Matozzi has had a handful of girls come out for wrestling through the years, but last year Weinmunson wrestled at 130 and became the first female wrestler in program history to stick it out for the entire season.
 

“I gave her a lot of credit last year,” Matozzi said. “She hasn’t won a match yet, but she was always filling a lineup spot, and she never once backed down.”
 

Weinmunson said: “When I came to Hinsdale South, I had Robert and Ahmad to explain the sport to me. Once I went through try-outs, I really loved it”
 

Most of the deaf and hard-of-hearing wrestlers that have come through the Hornets’ program started with no experience in the sport. Sullivan, a projected lower-weight wrestler, fits that bill.
 

“My cousin taught me some moves, but the sport is pretty new to me,” he said. “But I decided why not try it?”
 

Matozzi enjoys this exta wrinkle in the South wrestling program.
 

“Just having them in the program is rewarding to me.
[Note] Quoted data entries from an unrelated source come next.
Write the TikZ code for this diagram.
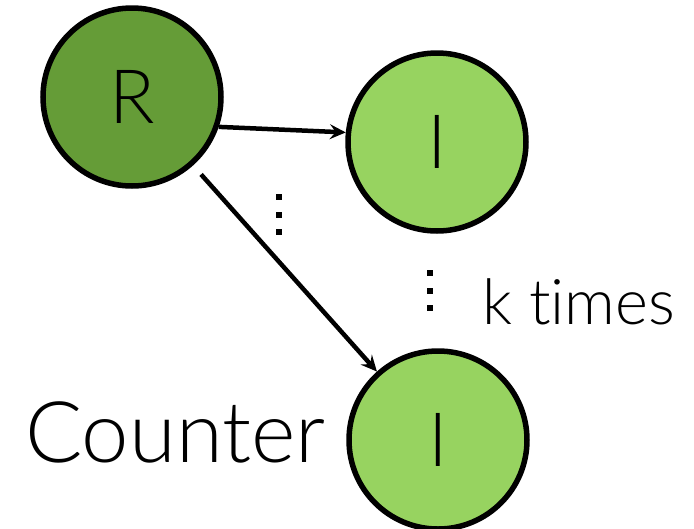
\documentclass[tikz,border=0pt]{standalone}
\usepackage{fontspec}
\setmainfont{Lato}[UprightFont={* Light}, Ligatures={NoCommon, NoRare}, Contextuals=NoAlternate]
\usetikzlibrary{arrows.meta}
\definecolor{rootgreen}{RGB}{101,156,55}
\definecolor{leafgreen}{RGB}{151,211,96}
\tikzset{
  state/.style={circle, draw=black, line width=5.5pt, minimum size=178pt, inner sep=0pt, font=\fontsize{75}{75}\selectfont},
  edge/.style={line width=4.5pt, -{Stealth[length=16pt, width=15pt, inset=6pt]}},
  dotsq/.style={fill=black, minimum size=6pt, inner sep=0pt}
}
\begin{document}
\begin{tikzpicture}[x=1pt, y=-1pt]
  \useasboundingbox (0,0) rectangle (694,528);
  \node[state, fill=rootgreen] (R) at (132,97) {R};
  \node[state, fill=leafgreen] (I1) at (437,142) {I};
  \node[state, fill=leafgreen] (I2) at (438,440) {I};
  \draw[edge] (R.-19) -- (I1.174);
  \draw[edge, shorten <=12pt] (R) -- (I2);
  % vertical ellipses
  \node[dotsq] (d1) at (279,197) {};
  \node[dotsq] (d2) at (279,215) {};
  \node[dotsq] (d3) at (279,232) {};
  \node[dotsq] (e1) at (430,273) {};
  \node[dotsq] (e2) at (430,291) {};
  \node[dotsq] (e3) at (430,308) {};
  \node[anchor=base west, inner sep=0pt, font=\fontsize{63}{63}\selectfont] (k) at (482,324) {k times};
  \node[anchor=base west, inner sep=0pt, font=\fontsize{85}{85}\selectfont] (c) at (25,462) {Counter};
\end{tikzpicture}
\end{document}
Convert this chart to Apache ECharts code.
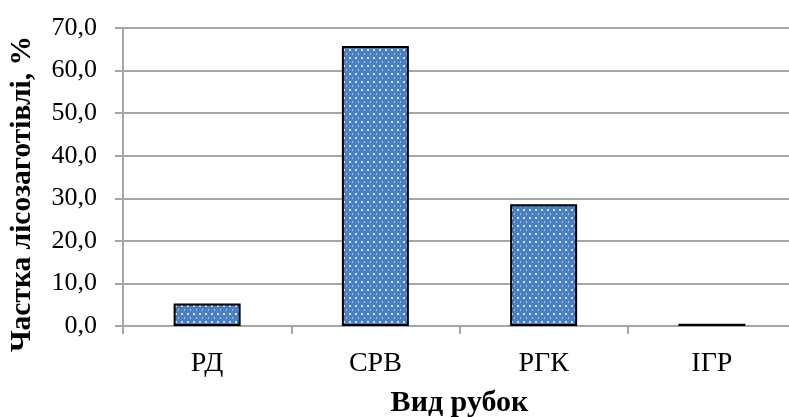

It reminds me of why I got into coaching in the first place,” he said.  “For most of them, whatever they accomplish in our sport is what they’ve accomplished since their freshmen year. It feels good to bring a kid along that far, however far that may be.”
 

Rivera intends to move a little farther along towards success this season.
 

“My goal is to not get beat, and I know that’s pretty hard. I want to get stronger, get faster with my moves, and pay better attention to what my coach is saying during the match,” Rivera said.
 

Both Rivera and Weinmunson encourage to all young deaf or hard-of-hearing kids to get on the mat.
 

“Don’t just sit at home. Do anything – join a sport, get motivated, have fun,” Rivera said. “It can give you more enthusiasm and energy. Get out and try it. You’ll have more friends and you’ll be part of a team that works together.”
 

Added Weinmunson: “There’s a lot to learn but we all encourage all hard-of-hearing and deaf kids to join. It really is a fun sport once you start to learn.